Photon: Fault-tolerant and Scalable Joining of Continuous Data Streams

Notes from Google Research paper "Photon: Fault-tolerant and Scalable Joining of Continuous Data Streams (PDF).

On "Unique Event_Id Generation":

An event id consists of three fields: ServerIP, ProcessID and Timestamp.

On timestamp global ordering:

Note that generating the timestamp for each event id on each server locally may be adversely impacted by clock skew on the local machine. To limit the skew to S seconds, we use the TrueTime API [8] that provides clock synchronization primitives. By using GPS and atomic clocks, the primitives guarantee an upper bound on the clock uncertainty. Each server generating event ids executes a background thread that sends an RPC to one of the TrueTime servers every S seconds to synchronize the local clock.
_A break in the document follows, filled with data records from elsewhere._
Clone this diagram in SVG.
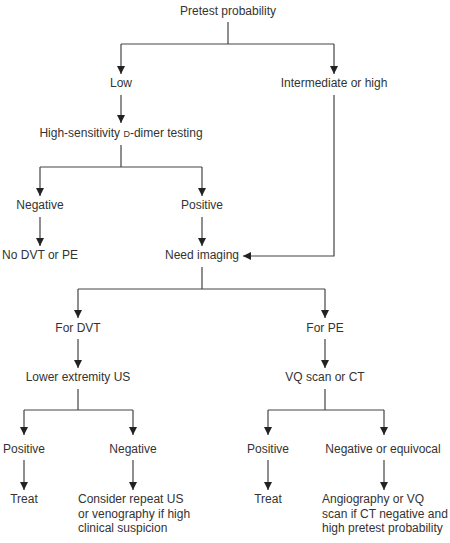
<svg xmlns="http://www.w3.org/2000/svg" width="450" height="543" viewBox="0 0 450 543">
<style>
text{font-family:"Liberation Sans",Arial,sans-serif;font-size:12px;fill:#333}
.c{text-anchor:middle}
.l{fill:none;stroke:#444;stroke-width:1.2}
.sc{font-size:9px}
</style>
<defs>
<marker id="a" markerUnits="userSpaceOnUse" markerWidth="8" markerHeight="10" refX="8" refY="4" orient="auto" viewBox="0 0 8 8"><path d="M0,0 L8,4 L0,8 z" fill="#222"/></marker>
</defs>
<rect width="450" height="543" fill="#fff"/>
<g id="connectors">
<path class="l" d="M228,22 V44 M121,44 H334"/>
<path class="l" d="M121,44 V74" marker-end="url(#a)"/>
<path class="l" d="M334,44 V74" marker-end="url(#a)"/>
<path class="l" d="M121,95 V123" marker-end="url(#a)"/>
<path class="l" d="M334,95 V256 H243" marker-end="url(#a)"/>
<path class="l" d="M121,145 V167 M40,167 H202"/>
<path class="l" d="M40,167 V196" marker-end="url(#a)"/>
<path class="l" d="M202,167 V196" marker-end="url(#a)"/>
<path class="l" d="M40,217 V246" marker-end="url(#a)"/>
<path class="l" d="M202,217 V246" marker-end="url(#a)"/>
<path class="l" d="M202,267 V289 M78,289 H325"/>
<path class="l" d="M78,289 V318" marker-end="url(#a)"/>
<path class="l" d="M325,289 V318" marker-end="url(#a)"/>
<path class="l" d="M78,339 V368" marker-end="url(#a)"/>
<path class="l" d="M325,339 V368" marker-end="url(#a)"/>
<path class="l" d="M78,389 V410 M24,410 H133"/>
<path class="l" d="M325,389 V410 M268,410 H384"/>
<path class="l" d="M24,410 V435" marker-end="url(#a)"/>
<path class="l" d="M133,410 V435" marker-end="url(#a)"/>
<path class="l" d="M268,410 V435" marker-end="url(#a)"/>
<path class="l" d="M384,410 V435" marker-end="url(#a)"/>
<path class="l" d="M24,460 V490" marker-end="url(#a)"/>
<path class="l" d="M133,460 V490" marker-end="url(#a)"/>
<path class="l" d="M268,460 V490" marker-end="url(#a)"/>
<path class="l" d="M384,460 V490" marker-end="url(#a)"/>
</g>
<g id="n-pretest"><text class="c" x="228" y="15">Pretest probability</text></g>
<g id="n-low"><text class="c" x="121" y="87">Low</text></g>
<g id="n-inter"><text class="c" x="334" y="87">Intermediate or high</text></g>
<g id="n-ddimer"><text class="c" x="121" y="137">High-sensitivity <tspan class="sc">D</tspan>-dimer testing</text></g>
<g id="n-neg1"><text class="c" x="40" y="209">Negative</text></g>
<g id="n-pos1"><text class="c" x="202" y="209">Positive</text></g>
<g id="n-nodvt"><text class="c" x="40" y="259">No DVT or PE</text></g>
<g id="n-imaging"><text class="c" x="202" y="259">Need imaging</text></g>
<g id="n-fordvt"><text class="c" x="78" y="332">For DVT</text></g>
<g id="n-forpe"><text class="c" x="325" y="332">For PE</text></g>
<g id="n-us"><text class="c" x="78" y="381">Lower extremity US</text></g>
<g id="n-vq"><text class="c" x="325" y="381">VQ scan or CT</text></g>
<g id="n-pos2"><text class="c" x="24" y="453">Positive</text></g>
<g id="n-neg2"><text class="c" x="133" y="453">Negative</text></g>
<g id="n-pos3"><text class="c" x="268" y="453">Positive</text></g>
<g id="n-neg3"><text class="c" x="383" y="453">Negative or equivocal</text></g>
<g id="n-treat1"><text class="c" x="24" y="503">Treat</text></g>
<g id="n-consider"><text x="78" y="503">Consider repeat US</text><text x="78" y="517.5">or venography if high</text><text x="78" y="532">clinical suspicion</text></g>
<g id="n-treat2"><text class="c" x="268" y="503">Treat</text></g>
<g id="n-angio"><text x="322" y="503">Angiography or VQ</text><text x="322" y="517.5">scan if CT negative and</text><text x="322" y="532">high pretest probability</text></g>
</svg>
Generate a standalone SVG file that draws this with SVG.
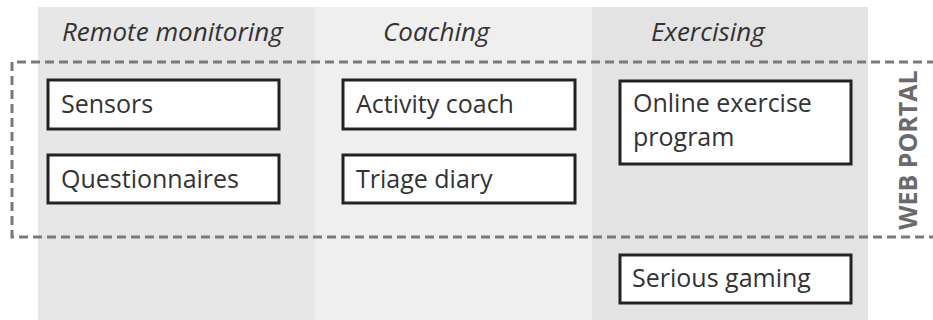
<svg xmlns="http://www.w3.org/2000/svg" width="933" height="320" viewBox="0 0 933 320">
<style>
.col1{fill:#e7e7e8}
.col2{fill:#efefef}
.col3{fill:#e3e3e4}
.title{font-family:"Open Sans","DejaVu Sans",sans-serif;font-style:italic;font-size:26px;fill:#333}
.box{fill:#fff;stroke:#222;stroke-width:3}
.lbl{font-family:"Open Sans","DejaVu Sans",sans-serif;font-size:25px;fill:#333}
.portal{fill:none;stroke:#7a7a7a;stroke-width:3;stroke-dasharray:9 5}
.portal-lbl{font-family:"Open Sans","DejaVu Sans",sans-serif;font-weight:bold;font-size:25px;fill:#6a6a6a}
</style>
<rect width="933" height="320" fill="#fff"/>
<g id="lanes">
<rect class="col1" x="38" y="7" width="277" height="313"/>
<rect class="col2" x="315" y="7" width="277" height="313"/>
<rect class="col3" x="592" y="7" width="276" height="313"/>
<text class="title" x="62" y="41">Remote monitoring</text>
<text class="title" x="383" y="41">Coaching</text>
<text class="title" x="651" y="41">Exercising</text>
</g>
<g id="web-portal">
<path class="portal" d="M936 62 H12 V237 H936"/>
<text class="portal-lbl" transform="translate(917 150) rotate(-90)" text-anchor="middle">WEB PORTAL</text>
</g>
<g id="sensors">
<rect class="box" x="48" y="80" width="231" height="49"/>
<text class="lbl" x="61" y="113">Sensors</text>
</g>
<g id="questionnaires">
<rect class="box" x="48" y="155" width="231" height="48"/>
<text class="lbl" x="61" y="188">Questionnaires</text>
</g>
<g id="activity-coach">
<rect class="box" x="343" y="80" width="232" height="49"/>
<text class="lbl" x="356" y="113">Activity coach</text>
</g>
<g id="triage-diary">
<rect class="box" x="343" y="155" width="232" height="48"/>
<text class="lbl" x="356" y="188">Triage diary</text>
</g>
<g id="online-exercise">
<rect class="box" x="620" y="81" width="231" height="83"/>
<text class="lbl" x="633" y="112">Online exercise</text>
<text class="lbl" x="633" y="146">program</text>
</g>
<g id="serious-gaming">
<rect class="box" x="620" y="255" width="231" height="48"/>
<text class="lbl" x="632" y="287">Serious gaming</text>
</g>
<g id="connectors"></g>
</svg>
The node local dispatcher does a form of filtering, only sending events to the "joiner" if the event has not already been processed:

Before sending events to the joiner, the dispatcher looks up each event id in IdRegistry to make sure the event has not been joined. This optimization technique significantly improved performance as observed from the measured results (Section 4).

On transactional atomicity:

when a joiner commits a click id to the IdRegistry, it also sends a globally unique token to the IdRegistry (consisting of the joiner server address, the joiner process identifier, and a timestamp) along with the click id.